----- Data supplied

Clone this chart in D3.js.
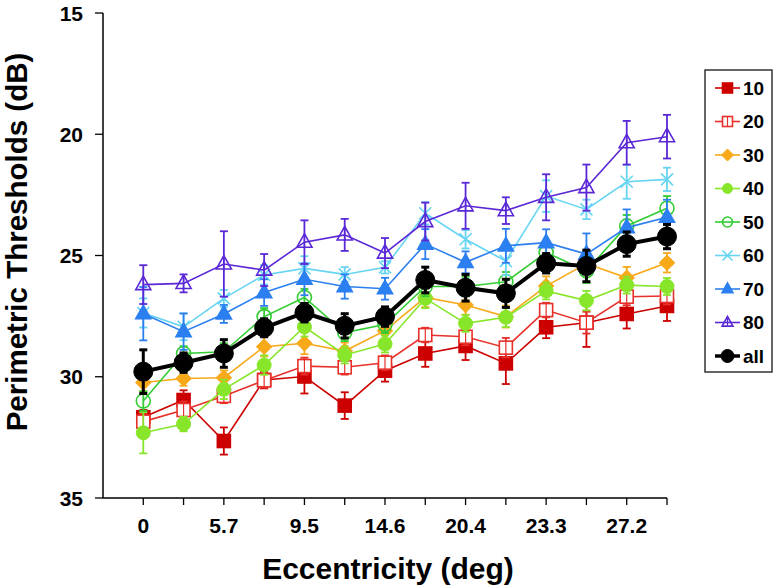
<!DOCTYPE html>
<html><head><meta charset="utf-8">
<script src="https://cdn.jsdelivr.net/npm/d3@7"></script>
<style>body{margin:0;background:#fff}svg{display:block}</style>
</head><body>
<svg id="c" width="776" height="587"></svg>
<script>
const xLabels = ["0","","5.7","","9.5","","14.6","","20.4","","23.3","","27.2",""];
const yTicks = [15,20,25,30,35];
const seriesNames = ["10","20","30","40","50","60","70","80","all"];
const s10  = [31.67,30.96,32.65,30.13,29.99,31.19,29.75,29.04,28.73,29.45,27.96,27.77,27.41,27.08];
const e10  = [0.3,0.4,0.56,0.35,0.7,0.55,0.45,0.55,0.58,0.85,0.45,1.0,0.6,0.62];
const s20  = [31.85,31.37,30.79,30.15,29.56,29.61,29.42,28.28,28.35,28.8,27.25,27.77,26.7,26.67];
const e20  = [0.35,0.35,0.3,0.3,0.35,0.3,0.3,0.3,0.35,0.4,0.3,0.45,0.35,0.35];
const s30  = [30.24,30.07,30.04,28.76,28.62,28.94,28.1,26.73,27.04,27.52,26.26,25.33,25.92,25.3];
const e30  = [0.35,0.3,0.3,0.4,0.45,0.35,0.35,0.4,0.4,0.45,0.4,0.5,0.45,0.4];
const s40  = [32.31,31.95,30.52,29.52,27.94,29.1,28.65,26.77,27.8,27.55,26.46,26.86,26.22,26.28];
const e40  = [0.85,0.3,0.4,0.4,0.4,0.35,0.35,0.4,0.35,0.4,0.35,0.4,0.35,0.35];
const s50  = [31.0,29.04,28.97,27.52,26.73,28.18,27.85,26.28,26.28,26.08,24.88,25.63,23.78,23.05];
const e50  = [0.4,0.3,0.35,0.35,0.35,0.35,0.35,0.4,0.4,0.4,0.4,0.5,0.45,0.5];
const s60  = [27.37,27.94,26.77,25.8,25.53,25.78,25.49,23.26,24.33,25.23,22.55,23.1,21.96,21.86];
const e60  = [0.6,0.55,0.35,0.4,0.5,0.3,0.25,0.46,0.38,0.58,0.65,0.4,0.7,0.48];
const s70  = [27.4,28.14,27.41,26.53,25.98,26.28,26.37,24.53,25.28,24.6,24.47,24.94,23.85,23.42];
const e70  = [1.1,0.75,0.37,0.55,0.66,0.5,0.45,0.62,0.45,0.7,0.55,0.85,0.75,0.72];
const s80  = [26.2,26.15,25.35,25.6,24.45,24.15,24.9,23.6,22.95,23.15,22.6,22.2,20.35,20.1];
const e80  = [0.8,0.37,1.35,0.66,0.9,0.66,0.62,0.78,0.95,0.55,0.95,0.95,0.9,0.9];
const sAll = [29.79,29.42,29.04,27.98,27.36,27.9,27.52,26.01,26.33,26.56,25.32,25.43,24.53,24.22];
const eAll = [0.9,0.4,0.57,0.37,0.38,0.5,0.4,0.53,0.55,0.58,0.4,0.65,0.5,0.5];

const colors = ["#cc0000","#e8302a","#f7a91a","#88e62a","#33cc33","#66d4f2","#2b7ff0","#5a28d6","#000000"];
const shapes = ["square","squareOpen","diamond","circle","circleOpen","cross","triangle","triangleOpen","circleBig"];
const values = [s10,s20,s30,s40,s50,s60,s70,s80,sAll];
const errors = [e10,e20,e30,e40,e50,e60,e70,e80,eAll];

const FONT = "Arial,'Liberation Sans',Helvetica,sans-serif";
const svg = d3.select("#c");
const x = d3.scaleLinear().domain([0,14]).range([103,667]);
const y = d3.scaleLinear().domain([15,35]).range([13,498]);

// axes
const gx = svg.append("g").attr("transform","translate(0,498)");
gx.append("line").attr("x1",x(0)).attr("x2",x(14)).attr("stroke","#000").attr("stroke-width",1.5);
d3.range(1,15).forEach(i=>{
  gx.append("line").attr("x1",x(i)).attr("x2",x(i)).attr("y1",0).attr("y2",7).attr("stroke","#000").attr("stroke-width",1.3);
  if (xLabels[i-1]) gx.append("text").attr("x",x(i)).attr("y",35).attr("text-anchor","middle")
    .attr("font-family",FONT).attr("font-weight","bold").attr("font-size",21)
    .text(xLabels[i-1]);
});
const gy = svg.append("g").attr("transform","translate(103,0)");
gy.append("line").attr("y1",y(15)).attr("y2",y(35)).attr("stroke","#000").attr("stroke-width",1.5);
yTicks.forEach(t=>{
  gy.append("line").attr("x1",-8).attr("x2",0).attr("y1",y(t)).attr("y2",y(t)).attr("stroke","#000").attr("stroke-width",1.3);
  gy.append("text").attr("x",-20).attr("y",y(t)).attr("dy","0.36em").attr("text-anchor","end")
    .attr("font-family",FONT).attr("font-weight","bold").attr("font-size",21)
    .text(t);
});
svg.append("text").attr("transform","translate(27,242) rotate(-90)").attr("text-anchor","middle")
  .attr("font-family",FONT).attr("font-weight","bold").attr("font-size",29.5)
  .text("Perimetric Thresholds (dB)");
svg.append("text").attr("x",388).attr("y",579).attr("text-anchor","middle")
  .attr("font-family",FONT).attr("font-weight","bold").attr("font-size",30)
  .text("Eccentricity (deg)");

function drawMarker(g, shape, color, cx, cy, s) {
  const sw = 1.6;
  if (shape==="square" || shape==="squareOpen") {
    g.append("rect").attr("x",cx-s/2).attr("y",cy-s/2).attr("width",s).attr("height",s)
      .attr("fill", shape==="square"?color:"#fff").attr("stroke",color).attr("stroke-width",sw);
    if (shape==="squareOpen") g.append("line").attr("x1",cx).attr("x2",cx).attr("y1",cy-s/2).attr("y2",cy+s/2).attr("stroke",color).attr("stroke-width",1.2);
  } else if (shape==="diamond") {
    const r = s*0.6;
    g.append("path").attr("d",`M${cx},${cy-r}L${cx+r},${cy}L${cx},${cy+r}L${cx-r},${cy}Z`).attr("fill",color).attr("stroke",color);
  } else if (shape==="circle" || shape==="circleBig") {
    g.append("circle").attr("cx",cx).attr("cy",cy).attr("r",s/2).attr("fill",color).attr("stroke",color);
  } else if (shape==="circleOpen") {
    g.append("circle").attr("cx",cx).attr("cy",cy).attr("r",s/2).attr("fill","#fff").attr("fill-opacity",0).attr("stroke",color).attr("stroke-width",sw);
  } else if (shape==="cross") {
    const r = s/2;
    g.append("path").attr("d",`M${cx-r},${cy-r}L${cx+r},${cy+r}M${cx-r},${cy+r}L${cx+r},${cy-r}`).attr("stroke",color).attr("stroke-width",1.6);
  } else if (shape==="triangle" || shape==="triangleOpen") {
    const r = s*0.6;
    g.append("path").attr("d",`M${cx},${cy-r}L${cx+r*0.9},${cy+r*0.6}L${cx-r*0.9},${cy+r*0.6}Z`)
      .attr("fill", shape==="triangle"?color:"none").attr("stroke",color).attr("stroke-width",sw);
    if (shape==="triangleOpen") g.append("line").attr("x1",cx).attr("x2",cx).attr("y1",cy-r).attr("y2",cy+r*0.6).attr("stroke",color).attr("stroke-width",1.2);
  }
}
const markerSize = [13,13,13,14,14,12,14,14,19];

seriesNames.forEach((name,k)=>{
  const g = svg.append("g");
  const c = colors[k], isAll = name==="all";
  const vals = values[k], errs = errors[k];
  vals.forEach((v,i)=>{
    const cx = x(i+1), e = errs[i];
    g.append("line").attr("x1",cx).attr("x2",cx).attr("y1",y(v-e)).attr("y2",y(v+e)).attr("stroke",c).attr("stroke-width",isAll?3:1.8);
    [v-e,v+e].forEach(t=>g.append("line").attr("x1",cx-4).attr("x2",cx+4).attr("y1",y(t)).attr("y2",y(t)).attr("stroke",c).attr("stroke-width",isAll?3:1.8));
  });
  const line = d3.line().x((d,i)=>x(i+1)).y(d=>y(d));
  g.append("path").datum(vals).attr("d",line).attr("fill","none").attr("stroke",c).attr("stroke-width",isAll?4:1.6);
  vals.forEach((v,i)=>drawMarker(g, shapes[k], c, x(i+1), y(v), markerSize[k]));
});

// legend
const lg = svg.append("g");
lg.append("rect").attr("x",705).attr("y",70).attr("width",67).attr("height",302).attr("fill","#fff").attr("stroke","#333").attr("stroke-width",1.5);
seriesNames.forEach((name,k)=>{
  const ly = 88 + k*33.5;
  const c = colors[k];
  lg.append("line").attr("x1",715).attr("x2",740).attr("y1",ly).attr("y2",ly).attr("stroke",c).attr("stroke-width",name==="all"?3.5:1.6);
  drawMarker(lg, shapes[k], c, 727.5, ly, name==="all"?13:10);
  lg.append("text").attr("x",743).attr("y",ly).attr("dy","0.36em")
    .attr("font-family",FONT).attr("font-weight","bold").attr("font-size",19)
    .text(name);
});
</script>
</body></html>
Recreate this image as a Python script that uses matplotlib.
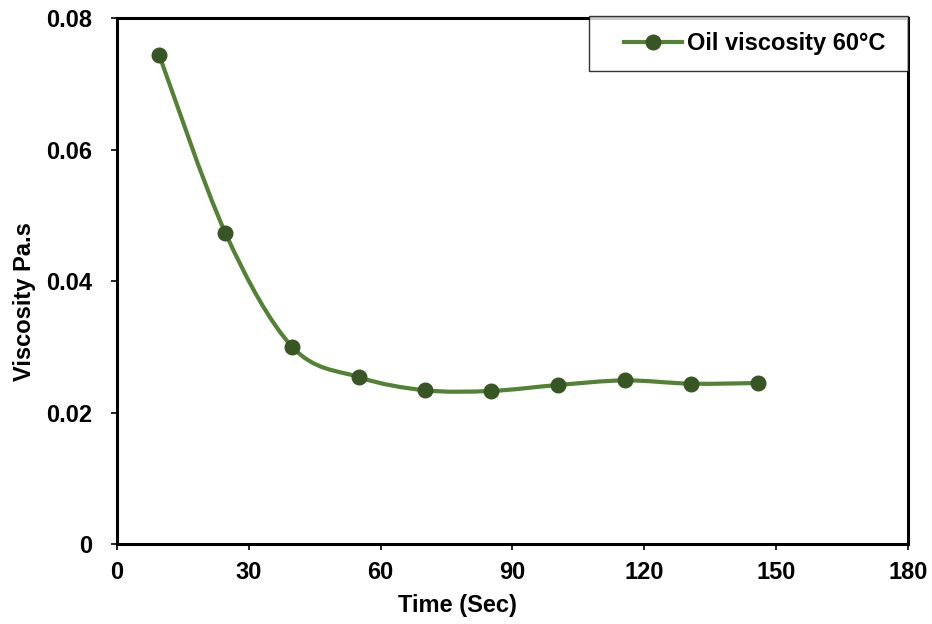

----------

**Stated goal**
Tally up the lines in the records that contain the word "script" and give only the total.

**Solution for this exercise**
4